The Right Staff Motivation & Incentives

My blog post Seven requirements for successful up-selling listed the third requirement for successful up-selling. You need to have the right staff motivation and incentives to be successful.

Based on the sources quoted in that blog, SaaS providers who are successful at up-selling have lower selling costs for those up-sells and higher growth rates. Intuitively up-sells are easier sales because they are to existing customers and therefore less expensive and can help accelerate growth and this is also supported by facts.

Whether up-selling is done by sales staff or customer success staff the same criteria applies, they need to be motivated and have the right incentives to be successful and maintain customer satisfaction. There are 5 approaches you can use which are explained below.

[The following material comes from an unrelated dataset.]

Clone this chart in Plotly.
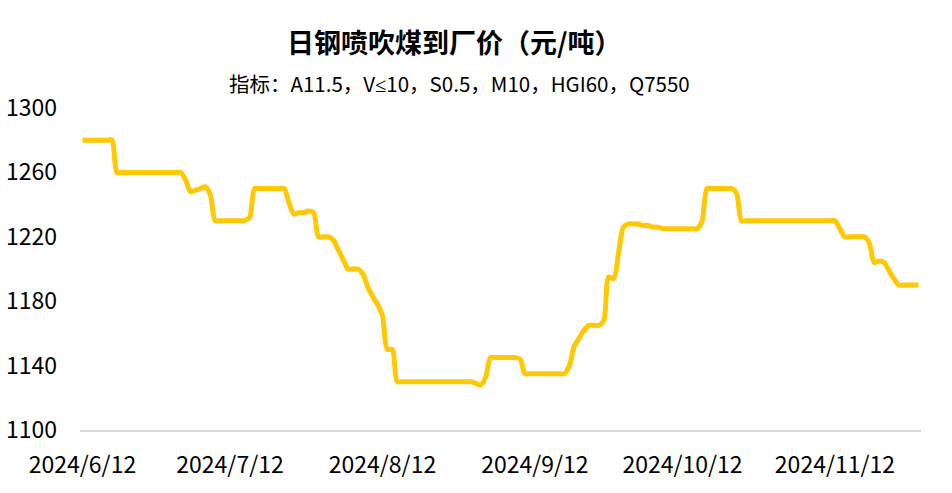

  1. You can provide no special incentive beyond measuring your staff on customer satisfaction. Although this may work for highly motivated customer success staff it is unlikely to work with sales staff. It can also work if there is a high motivation by the customer to acquire additional products. This method definitely avoids any sort of conflict with a trusted advisor relationship with the customer. However, there is almost always a better approach to up-selling incentives.
  2. As an additional step beyond #1, you can measure your staff on customer satisfaction but balance that with measuring the level of up-selling achieved. If there is a specific & measured success objective on up-selling with an associated merit increase then this can be successful. However, this is still much more appropriate for customer success incentives than sales incentives.
  3. A spiff is another useful way to provide an incentive for either sales staff or customer success staff. It can either be monetary, a gift, a gift certificate or other alternatives. Generally spiffs are of modest monetary value but whatever spiffs are selected they should have real monetary value to be successful. Spiffs are a good way to motivate sales staff to do some up-selling on existing accounts while looking for other new significant opportunities. However, spiffs are a much better approach for customer success and account management staff who are mostly paid via salary. Since the monetary value is modest there is little incentive to cause any customer issues by up-selling anything that is not of significant value to the customer. However, this approach does provide significant incentives to pursue up-selling opportunities.
  4. Closely related to spiffs is a pure commission plan. The difference is that there is a percentage based on the value of the up-sell for a commission plan. It has the same advantages as spiffs but is more structured.This approach can work well for sales staff as part of an overall sales compensation plan.
  5. The highest level of incentive is to provide commissions, assigned upsell quota and quota relief. This works well for sales staff but is really counter to the idea of customer success. If the motivation of customer success is to focus on up-selling and they can’t be successful without up-selling there can be significant conflicts with the idea of being a trusted advisor.

If your account management strategy is based on the trusted advisor concept the incentive plan I would recommend is #3, using spiffs. Hiring the right staff that is inherently motivated for customer satisfaction, merit increases based on successful customer satisfaction and growth, along with the addition of spiffs in my observations results in satisfied and growing customers.